This exhibit opens March 03, 2015 at the Contemporary Arts Center:
The CAC lobby is designed to bridge the inside and outside, creating a hybrid between art and experience. How does a semi-public space, outside the conventions of a gallery, effect the conception and design of your work?
Zaha Hadid’s lobby is very fascinating to work with. The nature of the architect’s extraordinary work already puts the lobby outside the realm of the pristine, self-contained White Cube. The encounter with art in this open context is much more direct and uninhibited. It provides a great opportunity to reach a wider audience beyond traditional gallery or museum visitors. The enormous scale and direct accessibility by the visitors requires quite sophisticated planning and engineering. At the same time the aesthetic core of my work is not genuinely influenced by the fact that it will be seen in that specific context.
What qualities of the building, organization and city influenced your work for the lobby, and what form/s did that reference take?
The building, its history and the wider context of the city plays an important role in the conception of the work. As the first building of the architect in the US it plays a special role in her ouevre and in American architectural history. The dynamic structure of the building and the attempt to open up the buidling to the surrounding area by utilizing large, multistory glass walls as well as the sloping Urban Carpet lead me to conceive something other than a monolithic work of art. The building is a dynamic system emphasized by its non-rectilinear layout and nontraditional use of materials. My installation also is a dynamic system with 160 pendula placed on the 107 foot high back wall. The work is part of my recent series of installations investigating emergence, the way complex systems and patterns arise out of a multiplicity of simple interactions. The interactions are not only between the physical objects of the installation but also between the visitors within the context of the art work.
Art is always a subjective experience, but in an ideal scenario, what do you hope audiences will take away from your work in the new CAC Lobby?

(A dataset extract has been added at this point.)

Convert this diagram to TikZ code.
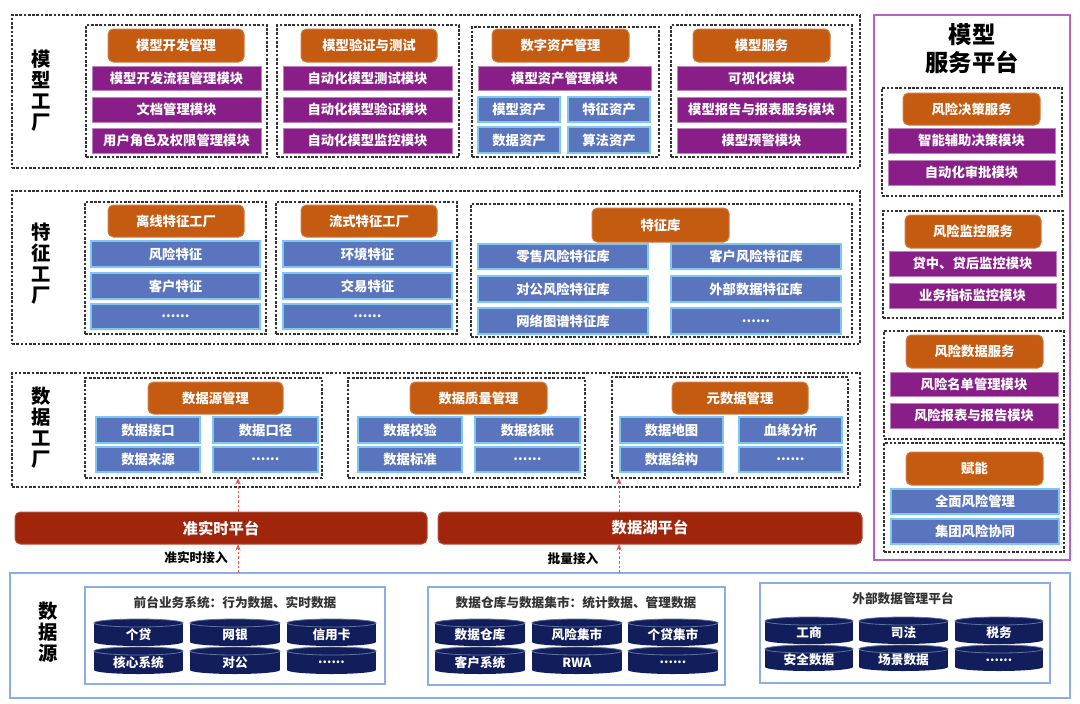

Especially with this installation I emphasize the depth of layers the work is comprised of, the time based nature of the work and the corporeality of the abstract, synchronized patterns that are unfolding. The artwork becomes a system to decipher not only intellectually but equally by simply moving as a sentient body through the space. From the tiniest detail of the installation to the large, overwhelming scale of patterns evolving on the 107 ft high and 90 ft wide wall, every aspect is equally important and can be examined by the visitors. Being open to shift persepective and scan through those layers of perception is probably the most important aspect of the installation. And that’s perhaps a good take away to consider.